* **Stored items**:
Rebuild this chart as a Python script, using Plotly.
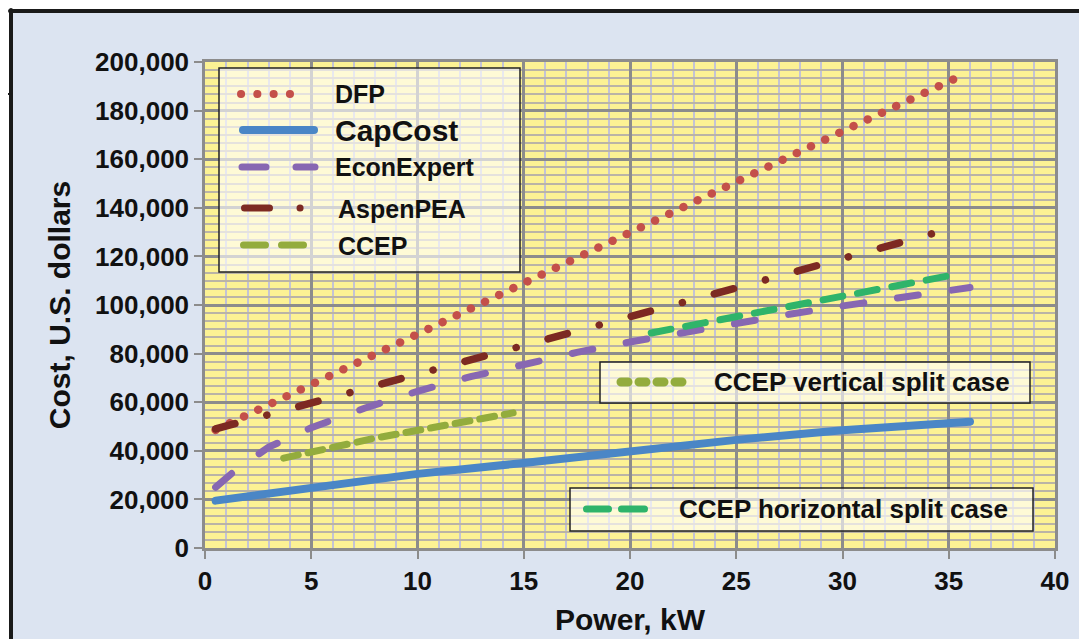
import plotly.graph_objects as go

# ---------------- data ----------------
dfp_x = [0.5, 5, 10, 15, 20, 25, 30, 35.5]
dfp_y = [48600, 67000, 88000, 109000, 130000, 150500, 171500, 194000]

capcost_x = [0.5, 5, 10, 15, 20, 25, 30, 36]
capcost_y = [19500, 25000, 30500, 35000, 40000, 44500, 48500, 52000]

econ_x = [0.5, 1.5, 3, 5, 7.5, 10, 12.5, 15, 17.5, 20, 22.5, 25, 27.5, 30, 32.5, 36]
econ_y = [25000, 32500, 41500, 49500, 57500, 64500, 70500, 75800, 80500, 84800,
          88800, 92600, 96200, 99600, 102900, 107200]

aspen_x = [0.5, 5, 10, 15, 20, 25, 30, 34.5]
aspen_y = [49000, 59500, 71500, 83000, 95200, 107000, 119000, 130000]

ccep_x = [3.7, 8, 14.5]
ccep_y = [37000, 45200, 55600]

ccep_h_x = [21, 28, 35.4]
ccep_h_y = [88500, 100300, 112700]

x_ticks = [0, 5, 10, 15, 20, 25, 30, 35, 40]
y_ticks = [0, 20000, 40000, 60000, 80000, 100000, 120000, 140000, 160000, 180000, 200000]

names = ["DFP", "CapCost", "EconExpert", "AspenPEA", "CCEP"]
box_names = ["CCEP vertical split case", "CCEP horizontal split case"]

# ---------------- styles ----------------
C_DFP = "#c4504a"
C_CAP = "#4a86c6"
C_ECON = "#8767b2"
C_ASPEN = "#7d2a22"
C_CCEP = "#93ac3d"
C_CCEPH = "#2fb46a"
FONT = "Liberation Sans, Arial, sans-serif"
TXT = "#111111"

fig = go.Figure()
fig.add_trace(go.Scatter(x=dfp_x, y=dfp_y, mode="lines", name=names[0],
                         line=dict(color=C_DFP, width=8.5, dash="0.1px,15.6px")))
fig.add_trace(go.Scatter(x=capcost_x, y=capcost_y, mode="lines", name=names[1],
                         line=dict(color=C_CAP, width=8)))
fig.add_trace(go.Scatter(x=econ_x, y=econ_y, mode="lines", name=names[2],
                         line=dict(color=C_ECON, width=7, dash="21px,34px")))
fig.add_trace(go.Scatter(x=aspen_x, y=aspen_y, mode="lines", name=names[3],
                         line=dict(color=C_ASPEN, width=7.5, dash="20px,33px,0.1px,33px")))
fig.add_trace(go.Scatter(x=ccep_x, y=ccep_y, mode="lines", name=names[4],
                         line=dict(color=C_CCEP, width=7, dash="15px,10px")))
fig.add_trace(go.Scatter(x=ccep_h_x, y=ccep_h_y, mode="lines", name=box_names[1],
                         line=dict(color=C_CCEPH, width=7, dash="20px,15px")))

# ---------------- geometry helpers (reference px -> paper) ----------------
# The page body adds an 8px offset, so the figure is drawn 8px smaller in
# margins; paper coordinates are relative to the plot area and stay the same.
OFF = 8
W, H = 1087, 639
L, R, T, B = 205, 1055, 62, 548


def fx(px):
    return (px - L) / (R - L)


def fy(py):
    return (B - py) / (B - T)


shapes = []
annos = []

# outer frame: white strips + black border
shapes.append(dict(type="rect", xref="paper", yref="paper", layer="below",
                   x0=fx(-5), x1=fx(W + 20), y0=fy(10), y1=fy(-5),
                   fillcolor="white", line=dict(width=0)))
shapes.append(dict(type="rect", xref="paper", yref="paper", layer="below",
                   x0=fx(-5), x1=fx(10), y0=fy(H + 20), y1=fy(-5),
                   fillcolor="white", line=dict(width=0)))
shapes.append(dict(type="line", xref="paper", yref="paper",
                   x0=fx(10), x1=fx(W + 20), y0=fy(11), y1=fy(11),
                   line=dict(color="#1a1a1a", width=4)))
shapes.append(dict(type="line", xref="paper", yref="paper",
                   x0=fx(11), x1=fx(11), y0=fy(10), y1=fy(H + 20),
                   line=dict(color="#1a1a1a", width=4)))
shapes.append(dict(type="line", xref="paper", yref="paper",
                   x0=fx(3), x1=fx(11), y0=fy(94), y1=fy(94),
                   line=dict(color="#1a1a1a", width=2)))


def box(x0, y0, x1, y1):
    shapes.append(dict(type="rect", xref="paper", yref="paper",
                       x0=fx(x0), x1=fx(x1), y0=fy(y1), y1=fy(y0),
                       fillcolor="rgba(255,255,255,0.62)",
                       line=dict(color="#222222", width=1.5)))


def sample(x0, x1, y, color, width, dash):
    shapes.append(dict(type="line", xref="paper", yref="paper",
                       x0=fx(x0), x1=fx(x1), y0=fy(y), y1=fy(y),
                       line=dict(color=color, width=width, dash=dash)))


def label(x, y, text, size):
    annos.append(dict(xref="paper", yref="paper", x=fx(x), y=fy(y), text=text,
                      showarrow=False, xanchor="left", yanchor="middle",
                      font=dict(family=FONT, size=size, color=TXT, weight="bold")))


# main legend
box(219, 68, 520, 272)
sample(241, 306, 94, C_DFP, 8, "0.1px,16.2px")
label(333, 94, names[0], 25)
sample(243, 314, 130, C_CAP, 8, "solid")
label(333, 130, names[1], 30)
sample(242, 315, 167, C_ECON, 7, "24px,30px")
label(333, 167, names[2], 25)
sample(244.5, 301, 208, C_ASPEN, 7, "25px,30.5px,0.1px,50px")
label(336, 209, names[3], 25)
sample(243.5, 303.5, 245, C_CCEP, 7, "22px,16px")
label(336, 246, names[4], 25)

# split-case boxes
box(600, 362, 1030, 403)
sample(621, 686, 382, C_CCEP, 9, "7px,11px")
label(712, 382, box_names[0], 26)

box(570, 488, 1033, 531)
sample(586.5, 658, 509, C_CCEPH, 7, "22px,13px,23px,13.5px,0.1px,40px")
label(677, 509, box_names[1], 26)

axis_common = dict(
    showline=True, linecolor="#8c8c8c", linewidth=2.5, mirror=True,
    showgrid=True, gridcolor="#8c8c8c", gridwidth=2.5, zeroline=False,
    ticks="outside", ticklen=8, tickwidth=2, tickcolor="#8c8c8c",
    tickfont=dict(family=FONT, size=26, color=TXT, weight="bold"),
)

fig.update_layout(
    width=W, height=H, autosize=False,
    margin=dict(l=L - OFF, r=W - (R - OFF), t=T - OFF, b=H - (B - OFF), pad=0),
    paper_bgcolor="#dce4f1", plot_bgcolor="#fcf294",
    showlegend=False,
    shapes=shapes, annotations=annos,
    xaxis=dict(range=[0, 40], tickvals=x_ticks, ticktext=[str(v) for v in x_ticks],
               minor=dict(dtick=1, showgrid=True, gridcolor="#c3c3d6", gridwidth=2, ticks=""),
               title=dict(text="Power, kW", standoff=15,
                          font=dict(family=FONT, size=30, color=TXT, weight="bold")),
               **axis_common),
    yaxis=dict(range=[0, 200000], tickvals=y_ticks, ticktext=[f"{v:,}" for v in y_ticks],
               minor=dict(tick0=0, dtick=20000 / 6, showgrid=True, gridcolor="#bab4a6",
                          gridwidth=1.5, ticks=""),
               title=dict(text="Cost, U.S. dollars", standoff=16,
                          font=dict(family=FONT, size=30, color=TXT, weight="bold")),
               **axis_common),
)

post = """
var gd = document.getElementById('{plot_id}');
function roundCaps(){
  gd.querySelectorAll('.scatterlayer path.js-line, .shapelayer path').forEach(function(p){
    p.style.strokeLinecap = 'round';
  });
}
roundCaps();
gd.on('plotly_afterplot', roundCaps);
"""

fig.write_html("out.html", post_script=post)
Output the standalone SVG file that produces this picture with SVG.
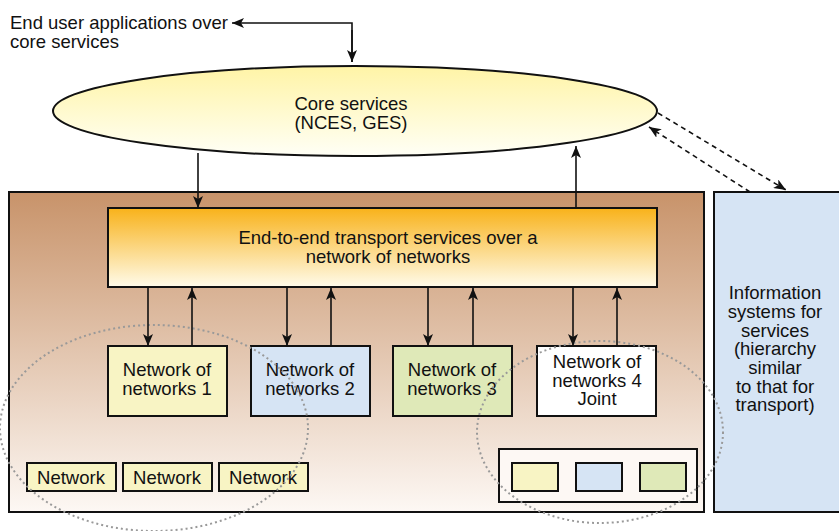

* **What is required**:
From the records given above, reproduce all text exactly and exclude each picture.

* **Answer to the exercise**:
Rebuild this chart as a Python script, using Plotly.
import plotly.graph_objects as go

# ---------------- data ----------------
dfp_x = [0.5, 5, 10, 15, 20, 25, 30, 35.5]
dfp_y = [48600, 67000, 88000, 109000, 130000, 150500, 171500, 194000]

capcost_x = [0.5, 5, 10, 15, 20, 25, 30, 36]
capcost_y = [19500, 25000, 30500, 35000, 40000, 44500, 48500, 52000]

econ_x = [0.5, 1.5, 3, 5, 7.5, 10, 12.5, 15, 17.5, 20, 22.5, 25, 27.5, 30, 32.5, 36]
econ_y = [25000, 32500, 41500, 49500, 57500, 64500, 70500, 75800, 80500, 84800,
          88800, 92600, 96200, 99600, 102900, 107200]

aspen_x = [0.5, 5, 10, 15, 20, 25, 30, 34.5]
aspen_y = [49000, 59500, 71500, 83000, 95200, 107000, 119000, 130000]

ccep_x = [3.7, 8, 14.5]
ccep_y = [37000, 45200, 55600]

ccep_h_x = [21, 28, 35.4]
ccep_h_y = [88500, 100300, 112700]

x_ticks = [0, 5, 10, 15, 20, 25, 30, 35, 40]
y_ticks = [0, 20000, 40000, 60000, 80000, 100000, 120000, 140000, 160000, 180000, 200000]

names = ["DFP", "CapCost", "EconExpert", "AspenPEA", "CCEP"]
box_names = ["CCEP vertical split case", "CCEP horizontal split case"]

# ---------------- styles ----------------
C_DFP = "#c4504a"
C_CAP = "#4a86c6"
C_ECON = "#8767b2"
C_ASPEN = "#7d2a22"
C_CCEP = "#93ac3d"
C_CCEPH = "#2fb46a"
FONT = "Liberation Sans, Arial, sans-serif"
TXT = "#111111"

fig = go.Figure()
fig.add_trace(go.Scatter(x=dfp_x, y=dfp_y, mode="lines", name=names[0],
                         line=dict(color=C_DFP, width=8.5, dash="0.1px,15.6px")))
fig.add_trace(go.Scatter(x=capcost_x, y=capcost_y, mode="lines", name=names[1],
                         line=dict(color=C_CAP, width=8)))
fig.add_trace(go.Scatter(x=econ_x, y=econ_y, mode="lines", name=names[2],
                         line=dict(color=C_ECON, width=7, dash="21px,34px")))
fig.add_trace(go.Scatter(x=aspen_x, y=aspen_y, mode="lines", name=names[3],
                         line=dict(color=C_ASPEN, width=7.5, dash="20px,33px,0.1px,33px")))
fig.add_trace(go.Scatter(x=ccep_x, y=ccep_y, mode="lines", name=names[4],
                         line=dict(color=C_CCEP, width=7, dash="15px,10px")))
fig.add_trace(go.Scatter(x=ccep_h_x, y=ccep_h_y, mode="lines", name=box_names[1],
                         line=dict(color=C_CCEPH, width=7, dash="20px,15px")))

# ---------------- geometry helpers (reference px -> paper) ----------------
# The page body adds an 8px offset, so the figure is drawn 8px smaller in
# margins; paper coordinates are relative to the plot area and stay the same.
OFF = 8
W, H = 1087, 639
L, R, T, B = 205, 1055, 62, 548


def fx(px):
    return (px - L) / (R - L)


def fy(py):
    return (B - py) / (B - T)


shapes = []
annos = []

# outer frame: white strips + black border
shapes.append(dict(type="rect", xref="paper", yref="paper", layer="below",
                   x0=fx(-5), x1=fx(W + 20), y0=fy(10), y1=fy(-5),
                   fillcolor="white", line=dict(width=0)))
shapes.append(dict(type="rect", xref="paper", yref="paper", layer="below",
                   x0=fx(-5), x1=fx(10), y0=fy(H + 20), y1=fy(-5),
                   fillcolor="white", line=dict(width=0)))
shapes.append(dict(type="line", xref="paper", yref="paper",
                   x0=fx(10), x1=fx(W + 20), y0=fy(11), y1=fy(11),
                   line=dict(color="#1a1a1a", width=4)))
shapes.append(dict(type="line", xref="paper", yref="paper",
                   x0=fx(11), x1=fx(11), y0=fy(10), y1=fy(H + 20),
                   line=dict(color="#1a1a1a", width=4)))
shapes.append(dict(type="line", xref="paper", yref="paper",
                   x0=fx(3), x1=fx(11), y0=fy(94), y1=fy(94),
                   line=dict(color="#1a1a1a", width=2)))


def box(x0, y0, x1, y1):
    shapes.append(dict(type="rect", xref="paper", yref="paper",
                       x0=fx(x0), x1=fx(x1), y0=fy(y1), y1=fy(y0),
                       fillcolor="rgba(255,255,255,0.62)",
                       line=dict(color="#222222", width=1.5)))


def sample(x0, x1, y, color, width, dash):
    shapes.append(dict(type="line", xref="paper", yref="paper",
                       x0=fx(x0), x1=fx(x1), y0=fy(y), y1=fy(y),
                       line=dict(color=color, width=width, dash=dash)))


def label(x, y, text, size):
    annos.append(dict(xref="paper", yref="paper", x=fx(x), y=fy(y), text=text,
                      showarrow=False, xanchor="left", yanchor="middle",
                      font=dict(family=FONT, size=size, color=TXT, weight="bold")))


# main legend
box(219, 68, 520, 272)
sample(241, 306, 94, C_DFP, 8, "0.1px,16.2px")
label(333, 94, names[0], 25)
sample(243, 314, 130, C_CAP, 8, "solid")
label(333, 130, names[1], 30)
sample(242, 315, 167, C_ECON, 7, "24px,30px")
label(333, 167, names[2], 25)
sample(244.5, 301, 208, C_ASPEN, 7, "25px,30.5px,0.1px,50px")
label(336, 209, names[3], 25)
sample(243.5, 303.5, 245, C_CCEP, 7, "22px,16px")
label(336, 246, names[4], 25)

# split-case boxes
box(600, 362, 1030, 403)
sample(621, 686, 382, C_CCEP, 9, "7px,11px")
label(712, 382, box_names[0], 26)

box(570, 488, 1033, 531)
sample(586.5, 658, 509, C_CCEPH, 7, "22px,13px,23px,13.5px,0.1px,40px")
label(677, 509, box_names[1], 26)

axis_common = dict(
    showline=True, linecolor="#8c8c8c", linewidth=2.5, mirror=True,
    showgrid=True, gridcolor="#8c8c8c", gridwidth=2.5, zeroline=False,
    ticks="outside", ticklen=8, tickwidth=2, tickcolor="#8c8c8c",
    tickfont=dict(family=FONT, size=26, color=TXT, weight="bold"),
)

fig.update_layout(
    width=W, height=H, autosize=False,
    margin=dict(l=L - OFF, r=W - (R - OFF), t=T - OFF, b=H - (B - OFF), pad=0),
    paper_bgcolor="#dce4f1", plot_bgcolor="#fcf294",
    showlegend=False,
    shapes=shapes, annotations=annos,
    xaxis=dict(range=[0, 40], tickvals=x_ticks, ticktext=[str(v) for v in x_ticks],
               minor=dict(dtick=1, showgrid=True, gridcolor="#c3c3d6", gridwidth=2, ticks=""),
               title=dict(text="Power, kW", standoff=15,
                          font=dict(family=FONT, size=30, color=TXT, weight="bold")),
               **axis_common),
    yaxis=dict(range=[0, 200000], tickvals=y_ticks, ticktext=[f"{v:,}" for v in y_ticks],
               minor=dict(tick0=0, dtick=20000 / 6, showgrid=True, gridcolor="#bab4a6",
                          gridwidth=1.5, ticks=""),
               title=dict(text="Cost, U.S. dollars", standoff=16,
                          font=dict(family=FONT, size=30, color=TXT, weight="bold")),
               **axis_common),
)

post = """
var gd = document.getElementById('{plot_id}');
function roundCaps(){
  gd.querySelectorAll('.scatterlayer path.js-line, .shapelayer path').forEach(function(p){
    p.style.strokeLinecap = 'round';
  });
}
roundCaps();
gd.on('plotly_afterplot', roundCaps);
"""

fig.write_html("out.html", post_script=post)
Output the standalone SVG file that produces this picture with SVG.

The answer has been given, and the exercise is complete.